AFF Goes to Cannes 2025 Filmmakers Announced

Following the success of the inaugural Adelaide Film Festival Goes to Cannes initiative last year, the Festival is partnering again in 2025 with the world’s largest film market, the Marché du film de Cannes, presented at the prestigious Festival de Cannes.
The partnership will this year see Adelaide Film Festival lead a delegation of five South Australian filmmakers to Cannes who will present their films to the global film market.
AFF Goes to Cannes was open to South Australian filmmakers or AFF Investment Fund alumi with a work in progress seeking market investment. The five films selected will be presented by the filmmakers to an audience of sales agents, investors, programmers and other market delegates on Friday 16 May.
The projects and filmmakers selected for Adelaide Film Festival Goes to Cannes showcase are the feature film Rewilder, to be represented at Cannes by producer Madeleine Parry, the feature documentary Troublemaker, to be represented by co-director Jared Nicholson, the feature documentary Acts of Forgetting, to be represented by producer Philippa Campey, the feature film Diabolic, to be represented by producer and director Daniel J Philllips, and the feature film The Run, to be represented by producer Chloe Gardner.
Rewilder, from writer/director Cameron Bruce Nelson, is about a sheep farmer who uncovers a life-altering secret after a mysterious toddler nearly drowns on his land.
Troublemaker, to be co-directed by Jared Nicholson and Ben Lawrence, is about a gun massacre survivor and a filmmaker who form an unlikely bond as they slip down the rabbit hole of paranoia and conspiracy, in a desperate search for solace and truth.
As contemporary Spain experiences political upheaval, in Acts of Forgetting, directed by Rhys Graham, a group of formidable Australian and Spanish artists gather in Madrid over several years to resurrect painful stories of Franco’s dictatorship in pursuit of a new and bold work of theatre directed by Andrew Bovell.
Diabolic is a horror film about a 17-year-old girl who undergoes a ‘Baptism for the Dead’ ritual with the Fundamentalist Latter Day Saints, an oppressive Mormon offshoot. When the name ‘Larue’ is invoked, an entity corrupts the ceremony.

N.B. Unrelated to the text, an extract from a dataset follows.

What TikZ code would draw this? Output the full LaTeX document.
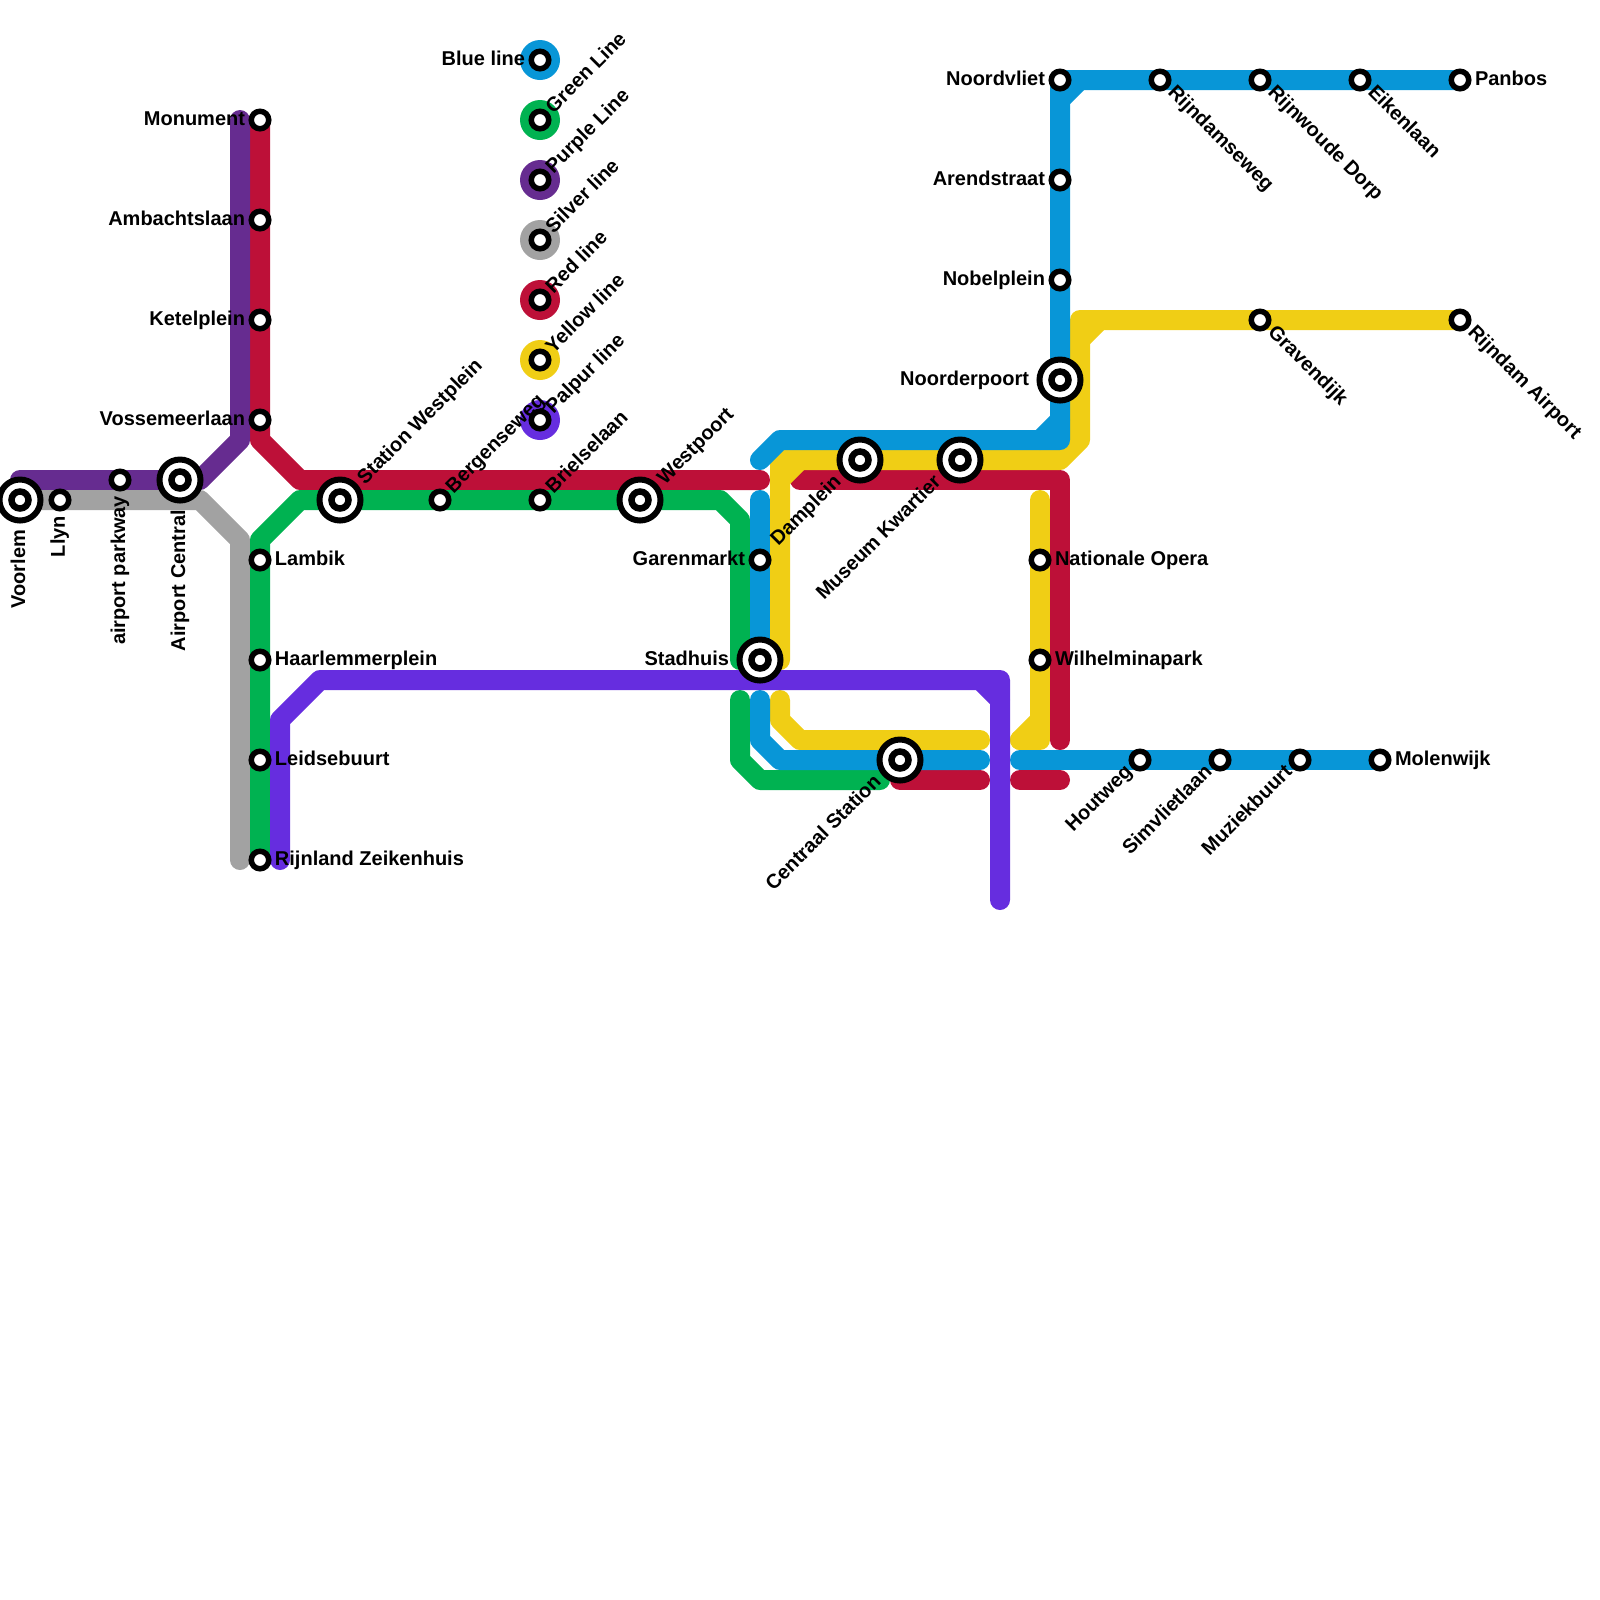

The Run is a thriller to be directed by Stephen de Villiers about a near-future dystopian world crippled by a global fertility crisis, where an ageing smuggler and his teenage foster son must fight to protect a runaway teenager and her newborn baby from ruthless criminals.
Last years’ projects included Lesbian Space Princess (Directors Emma Hough-Hobbs & Leela Varghese) which went on to win the Teddy Award for Best Feature Film at the Berlin International Film Festival and The Iron Winter (Director Kasimir Burgess) which as been selected for the International Feature Film Competition at the renowned Visions du Réel International Film Festival in Nyon, Switzerland next month.
“AFF's establishment of international festival “bridges” and market connection to support filmmakers has demonstrated success for Australian projects. Lesbian Space Princess and Iron Winter, for example, participated as part of this initiative last year where the team formed direct connection with sales agents and numerous festival programmers. AFF is excited by this year’s lineup and anticipates participants will be well placed to secure market investment for future projects too." said Mat Kesting, CEO & Creative Director.
The Adelaide Film Festival will co-ordinate a series of round tables and facilitated introductions for each of the filmmakers and they will also present their projects to the international marketplace at a special showcase at Cannes’ Palais Theatre.
The AFF x Cannes initiative is funded by the Government of South Australia and the Department for Premier and Cabinet. Screen Australia and South Australian Film Corporation (SAFC) have provided in-kind support.
Minister for the Arts, Andrea Michaels, said: “Congratulations to the teams behind these five remarkable South Australian films selected to go to Cannes this year. Last year was the first time South Australian films have been exhibited at Cannes with the support of the Malinauskas Government. Those films have gone on to further success at home and overseas off the back of that exposure including Lesbian Space Princess, which won the Teddy Award at the Berlin Film Festival. I wish this year’s participants every success. “
Since 2003, the Adelaide Film Festival Investment Fund has premiered and seeded over 150 projects, launched careers, and supported some of the most significant Australian films of the 21st Century.
Major AFF Investment Fund titles include Lesbian Space Princess (Directors Emma Hough-Hobbs & Leela Varghese) Talk To Me (Danny and Michael Philippou, 2022), Hotel Mumbai (Anthony Maras, 2018), 52 Tuesdays (Sophie Hyde, 2013), Tracks (John Curran, 2013), Snowtown (Justin Kurzel, 2011), Samson and Delilah (Warwick Thornton, 2009), Ten Canoes (Rolf de Heer and Peter Djiggirr, 2005) and many more acclaimed films and moving image works.